How do I write a parser in C or Objective-C without a parser generator?

Question

I am trying to make a calculator in C or Objective-C that accepts a string along the lines of

8/2+4(3*9)^2

and returns the answer 2920. I would prefer not to use a generator like Lex or Yacc, so I want to code it from the ground up. How should I go about doing this? Other than the Dragon book, are there any recommended texts that cover this subject matter?

Answer 1

Dave DeLong's DDMathParser class may save you a lot of time and trouble.

Answer 2

If I remember correctly, you can solve this problem with two stacks, one for the operators, the other for the operands.

// OPTR stack: store operators
// OPND stack: store operands
// OP: predefined set of operators
OperandType EvaluateExpression(){  

   InitStack(OPET);Push(OPTR,'#');  
   initStack(OPND);c=getchar();  
   while(c!='#'||GetTop(OPTR)!='#'){  
     if(!In(c,OP)){Push((OPND,c);c=getchar();} //Push to stack if not operator
     else 
       switch(Precede(GetTop(OPTR),c){
         //Top element in stack has a lower priority  
         case '<':
               Push(OPTR,c); c=getch();  
               break;
         case '=':
               Pop(OPTR,x); c=getch();  
               break;
         //Pop top element and push back the calculated result 
         case '>':
               Pop(OPTR,theta);  
               Pop(OPND,b); Pop(OPND,a);  
               Push(OPND,Operate(a,theta,b));  
               break;  
         } 
     } 
     return GetTop(OPND);
   }

Answer 3

The shunting yard algorithm has already been mentioned. The other classic one is simple recursive descent.

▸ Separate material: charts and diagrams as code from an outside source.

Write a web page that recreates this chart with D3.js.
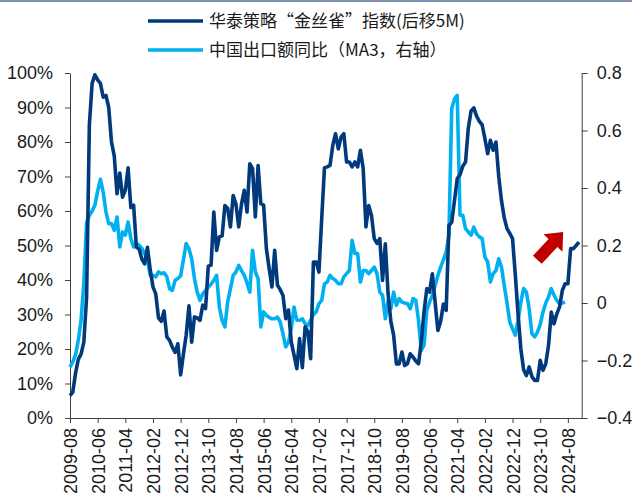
<!DOCTYPE html>
<html>
<head>
<meta charset="utf-8">
<script src="https://cdn.jsdelivr.net/npm/d3@7"></script>
<style>
  body { margin: 0; background: #fff; }
  svg { display: block; }
  .tick text { font-family: "Liberation Sans", Arial, sans-serif; font-size: 18px; fill: #1a1a1a; }
  .legend text { font-family: "Noto Sans CJK SC", sans-serif; font-size: 17px; fill: #1a1a1a; }
</style>
</head>
<body>
<script>
// month index 0 = 2009-08
const tickLabels = ['2009-08','2010-06','2011-04','2012-02','2012-12','2013-10','2014-08','2015-06',
  '2016-04','2017-02','2017-12','2018-10','2019-08','2020-06','2021-04','2022-02','2022-12','2023-10','2024-08'];

// 华泰策略"金丝雀"指数 (后移5M), left axis, percent
const canary = [6.5,7.5,13,17,18.5,22,35,85,97,99.5,98,97,93,93.5,90,80,76,65,71,64,
  66,72.5,61,61.7,49.5,49,46,44.7,49.5,43,38,36,29,28,31,23.5,22.5,20.5,19,21.5,
  12.5,18.5,24,32.5,22,29.3,29,28.3,32.7,31.7,44,44.3,59.7,48.6,52.5,52.8,61.6,60.8,55.4,64.5,
  62,55.4,62,66,59.7,73.7,72.3,58.3,73.2,62.1,61.7,49.1,43.3,38,48.6,38.5,37.2,35.5,28.8,31.3,
  22,18.2,14.3,23,14.6,26.4,25,17.2,45.2,45.2,42.3,57.8,72.5,72.8,73.2,79,82.4,78,81.4,82.4,
  74.2,74.2,72.8,74.2,72.8,77.6,72.3,55.4,61.6,58.7,52,50.6,52,39.9,50.5,36,28,24,15.7,15.7,
  19.1,15.2,15.7,18.6,17.7,16.5,15.7,22,30.8,37.5,36.5,41.8,33.6,25.4,28,33,31.2,55.8,56.7,63,
  69.4,70.5,73,74.2,84,89,89.9,87.5,86,85,81,76.6,80.5,77.6,80,70,63,58,54.9,53.5,
  52,41.4,30,20,14,12.3,14.8,12,10.9,10.9,16.7,13.8,15.7,21,30.7,27.3,30.2,32.2,37,38.9,
  38.9,49.1,49.1,50,51];

// 中国出口额同比 (MA3), right axis
const exportsYoy = [-0.223,-0.205,-0.18,-0.13,-0.06,0.07,0.28,0.305,0.32,0.34,0.39,0.43,0.386,0.317,0.276,0.276,0.253,0.299,0.195,0.247,
  0.236,0.282,0.224,0.195,0.207,0.201,0.19,0.172,0.149,0.096,0.096,0.091,0.108,0.102,0.105,0.091,0.05,0.044,0.079,0.085,
  0.095,0.15,0.207,0.189,0.154,0.085,0.038,0.009,0.032,0.044,0.055,0.065,0.079,0.096,-0.014,-0.06,-0.083,0.003,0.05,0.096,
  0.108,0.131,0.113,0.096,0.07,0.038,0.183,0.108,0.085,-0.083,-0.031,-0.043,-0.05,-0.055,-0.055,-0.049,-0.066,-0.107,-0.153,-0.136,
  -0.089,-0.014,-0.06,-0.06,-0.055,-0.072,-0.078,-0.06,-0.04,-0.031,-0.002,0.009,0.067,0.073,0.096,0.085,0.079,0.067,0.067,0.091,
  0.102,0.113,0.218,0.172,0.172,0.073,0.113,0.113,0.102,0.113,0.125,0.102,0.038,0.027,-0.055,0.009,-0.02,0.038,-0.008,0.015,
  0.003,0.0,-0.002,-0.02,0.015,0.01,-0.06,-0.165,-0.147,-0.025,0.003,0.027,0.061,0.096,0.125,0.15,0.177,0.235,0.676,0.71,
  0.722,0.305,0.305,0.259,0.247,0.236,0.264,0.241,0.23,0.224,0.16,0.143,0.073,0.102,0.113,0.154,0.125,0.061,0.0,-0.066,
  -0.09,-0.112,-0.06,0.003,0.05,0.038,-0.02,-0.107,-0.118,-0.101,-0.075,-0.031,0.0,0.021,0.05,0.027,0.009,-0.002,0.0,0.003];

const leftTicks = [0,0.1,0.2,0.3,0.4,0.5,0.6,0.7,0.8,0.9,1];
const rightTicks = [-0.4,-0.2,0,0.2,0.4,0.6,0.8];

const W = 632, H = 497;
const svg = d3.select('body').append('svg').attr('width', W).attr('height', H);

const x = d3.scaleLinear().domain([0, 185]).range([70, 581.7]);
const yL = d3.scaleLinear().domain([0, 1]).range([418, 73]);
const yR = d3.scaleLinear().domain([-0.4, 0.8]).range([418, 73]);

// frame line at top
svg.append('line').attr('x1', 0).attr('x2', W).attr('y1', 1).attr('y2', 1)
  .attr('stroke', '#8093b3').attr('stroke-width', 2);

// axes
const axisColor = '#404040';
const gL = svg.append('g').attr('transform', 'translate(70,0)')
  .call(d3.axisLeft(yL).tickValues(leftTicks).tickFormat(d3.format('.0%')).tickSize(5).tickSizeOuter(0).tickPadding(12));
const gR = svg.append('g').attr('transform', 'translate(581.7,0)')
  .call(d3.axisRight(yR).tickValues(rightTicks).tickFormat(d => d3.format('.1f')(d).replace(/^0\.0$|^-0\.0$/, '0').replace(/\.0$/, '')).tickSize(6).tickSizeOuter(0).tickPadding(9));
const gB = svg.append('g').attr('transform', 'translate(0,418)')
  .call(d3.axisBottom(x).tickValues(d3.range(0, 181, 10)).tickFormat((d, i) => tickLabels[i]).tickSize(5).tickSizeOuter(0));
gB.selectAll('.tick text')
  .attr('transform', 'rotate(-90)')
  .attr('text-anchor', 'end')
  .attr('x', -10).attr('y', 0).attr('dy', '0.36em');
[gL, gR, gB].forEach(g => {
  g.select('.domain').attr('stroke', axisColor);
  g.selectAll('.tick line').attr('stroke', axisColor);
});

// series
const lineL = d3.line().x((d, i) => x(i)).y(d => yL(d / 100));
const lineR = d3.line().x((d, i) => x(i)).y(d => yR(d));
svg.append('path').datum(exportsYoy).attr('d', lineR)
  .attr('fill', 'none').attr('stroke', '#00b0f0').attr('stroke-width', 3.6).attr('stroke-linejoin', 'round');
svg.append('path').datum(canary).attr('d', lineL)
  .attr('fill', 'none').attr('stroke', '#003a7c').attr('stroke-width', 3.6).attr('stroke-linejoin', 'round');

// red block arrow pointing up-right
const tip = [x(178.3), yL(0.539)];
const u = [0.68, -0.73], n = [0.73, 0.68];
const len = 38, headLen = 15, shaftW = 6, headW = 13;
const base = [tip[0] - u[0] * headLen, tip[1] - u[1] * headLen];
const tail = [tip[0] - u[0] * len, tip[1] - u[1] * len];
const pt = (p, k) => [p[0] + n[0] * k, p[1] + n[1] * k];
svg.append('polygon')
  .attr('points', [pt(tail, -shaftW), pt(base, -shaftW), pt(base, -headW), tip, pt(base, headW), pt(base, shaftW), pt(tail, shaftW)].map(p => p.join(',')).join(' '))
  .attr('fill', '#c00000');

// legend
const legend = svg.append('g').attr('class', 'legend');
const legendItems = [
  { label: '华泰策略“金丝雀”指数(后移5M)', color: '#003a7c', y: 21 },
  { label: '中国出口额同比（MA3，右轴）', color: '#00b0f0', y: 50 }
];
legendItems.forEach(item => {
  legend.append('line').attr('x1', 148).attr('x2', 203).attr('y1', item.y).attr('y2', item.y)
    .attr('stroke', item.color).attr('stroke-width', 3.6);
  legend.append('text').attr('x', 209).attr('y', item.y).attr('dy', '0.35em').text(item.label);
});
</script>
</body>
</html>
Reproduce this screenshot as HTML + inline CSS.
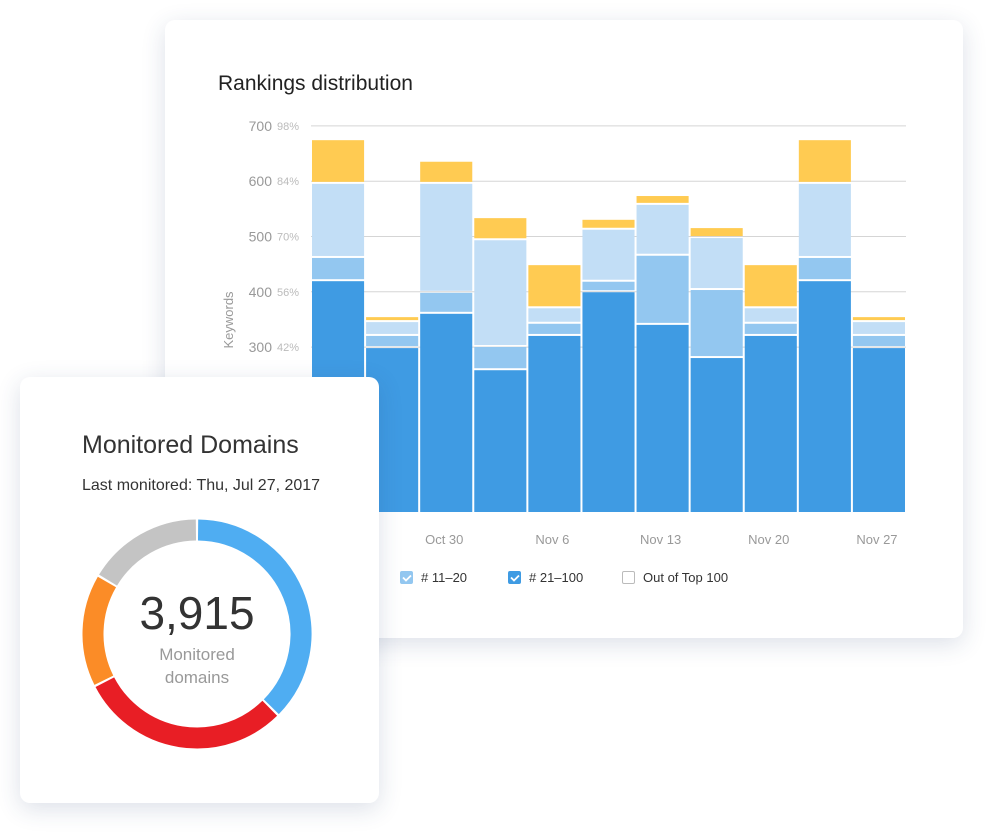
<!DOCTYPE html>
<html><head><meta charset="utf-8">
<style>
body{margin:0;width:992px;height:832px;background:#fff;font-family:"Liberation Sans","DejaVu Sans",sans-serif;position:relative;overflow:hidden}
.card{position:absolute;background:#fff;border-radius:10px;box-shadow:0 6px 24px rgba(40,60,110,0.16)}
</style></head><body>
<div class="card" style="left:165px;top:20px;width:798px;height:618px">
<svg id="bars" width="798" height="618" style="position:absolute;left:0;top:0"></svg>
</div>
<div class="card" style="left:20px;top:377px;width:359px;height:426px">
<svg id="donut" width="359" height="426" style="position:absolute;left:0;top:0"></svg>
</div>
<script>
const NS='http://www.w3.org/2000/svg';
const categories=['Oct 23','Oct 26','Oct 30','Nov 2','Nov 6','Nov 9','Nov 13','Nov 16','Nov 20','Nov 23','Nov 27'];
const top21_100=[421,300,362,260,322,401,342,282,322,421,300];
const top11_20=[42,22,38,42,22,19,125,123,22,42,22];
const top4_10=[134,25,197,193,28,94,92,94,28,134,25];
const outTop100=[79,9,40,40,78,18,16,18,78,79,9];
const yTicks=[300,400,500,600,700];
const pctTicks=['42%','56%','70%','84%','98%'];
const xLabels=['Oct 30','Nov 6','Nov 13','Nov 20','Nov 27'];
const xLabelIdx=[2,4,6,8,10];
const donutValues=[37.5,30,16,16.5];
const donutColors=['#4fadf2','#e81e25','#fb8c27','#c4c4c4'];
function el(p,t,a){const e=document.createElementNS(NS,t);for(const k in a)e.setAttribute(k,a[k]);p.appendChild(e);return e;}
const s=document.getElementById('bars');
const ox=165,oy=20;
const x0=311-ox,x1=906-ox,bw=(x1-x0)/categories.length;
const y=v=>513-oy-v*0.553;
const t=el(s,'text',{x:53,y:70,'font-size':21,fill:'#222'});t.textContent='Rankings distribution';

yTicks.forEach((v,i)=>{
 const g=el(s,'line',{x1:x0,x2:x1,y1:y(v),y2:y(v),stroke:'#d5d5d5','stroke-width':1});
 
 const a=el(s,'text',{x:107,y:y(v)+5,'text-anchor':'end','font-size':14,fill:'#999'});a.textContent=v;
 
 const b=el(s,'text',{x:112,y:y(v)+4,'font-size':11,fill:'#bbb'});b.textContent=pctTicks[i];
 
});
const kw=el(s,'text',{transform:'translate(68,300) rotate(-90)','text-anchor':'middle','font-size':13,fill:'#999'});kw.textContent='Keywords';

const series=[top21_100,top11_20,top4_10,outTop100];
const cols=['#3f9be3','#93c7f0','#c2def6','#ffcb52'];
categories.forEach((c,i)=>{
 let acc=0;
 series.forEach((ser,j)=>{
  const v=ser[i];
  const r=el(s,'rect',{x:x0+i*bw+1,y:y(acc+v)+1,width:bw-2,height:Math.max(0,y(acc)-y(acc+v)-2),fill:cols[j]});
  
  acc+=v;
 });
});
xLabels.forEach((l,k)=>{
 const i=xLabelIdx[k];
 const tx=el(s,'text',{x:x0+(i+0.5)*bw-2,y:524,'text-anchor':'middle','font-size':13,fill:'#999'});tx.textContent=l;
 
});
const leg=[['# 11–20','#93c7f0',true,235],['# 21–100','#3f9be3',true,343],['Out of Top 100','#fff',false,457]];
leg.forEach(L=>{
 const g=el(s,'g',{});
 
 el(g,'rect',{x:L[3]+0.5,y:551.5,width:12,height:12,rx:1.5,fill:L[1],stroke:L[2]?L[1]:'#bbb'});
 if(L[2])el(g,'path',{d:`M${L[3]+3} ${557.5} l3 3 l5 -5`,stroke:'#fff','stroke-width':1.8,fill:'none'});
 const tt=el(g,'text',{x:L[3]+21,y:562,'font-size':13,fill:'#333'});tt.textContent=L[0];
});
const d=document.getElementById('donut');
const cx=177,cy=257,R=104;
const tot=donutValues.reduce((a,b)=>a+b,0);
let a0=0;
donutValues.forEach((v,i)=>{
 const a1=a0+v/tot*360;
 const p=ang=>[cx+R*Math.sin(ang*Math.PI/180),cy-R*Math.cos(ang*Math.PI/180)];
 const s0=p(a0+0.6),s1=p(a1-0.6);
 const path=el(d,'path',{d:`M${s0[0]} ${s0[1]} A${R} ${R} 0 ${a1-a0>180?1:0} 1 ${s1[0]} ${s1[1]}`,stroke:donutColors[i],'stroke-width':21,fill:'none'});
 
 a0=a1;
});
const T=[['Monitored Domains',62,76,25,'#333'],['Last monitored: Thu, Jul 27, 2017',62,113,16,'#333']];
T.forEach(q=>{const e=el(d,'text',{x:q[1],y:q[2],'font-size':q[3],fill:q[4]});e.textContent=q[0];
 });
const n=el(d,'text',{x:cx,y:252,'text-anchor':'middle','font-size':46,fill:'#333'});n.textContent='3,915';

['Monitored','domains'].forEach((w,i)=>{const e=el(d,'text',{x:cx,y:283+i*23,'text-anchor':'middle','font-size':17,fill:'#999'});e.textContent=w;
 });
</script>
</body></html>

Here's a fairly short one I wrote many years ago:

#include <stdio.h>
#include <string.h>
#include <stdlib.h>

void expression(void);

void show(int ch) { 
    putchar(ch);
    putchar(' ');
}

int token() { 
    int ch;
    while (isspace(ch=getchar()))
        ;
    return ch;
}

void factor() { 
    int ch = token();
    if (ch == '(') {
        expression();
        ch = token();
        if (ch != ')') {
            fprintf(stderr, "Syntax error. Expected close paren, found: %c\n", ch);
            exit(EXIT_FAILURE);
        }
    }
    else
        show(ch);
}

void term() { 
    int ch;
    factor();
    ch = token();
    if (ch == '*' || ch == '/') {
        term();
        show(ch);
    }
    else
        ungetc(ch, stdin);
}

void expression() {
    int ch;
    term();
    ch = token();
    if (ch == '-' || ch=='+') {
        expression();
        show(ch);
    }
    else 
        ungetc(ch, stdin);
}

int main(int argc, char **argv) {
    expression();
    return 0;
}

Note that this particular one just parses input, and converts it to RPN form. If you want to interpret the result instead, you'd replace printing out each operand/operator with actually evaluating the result of that part of the expression.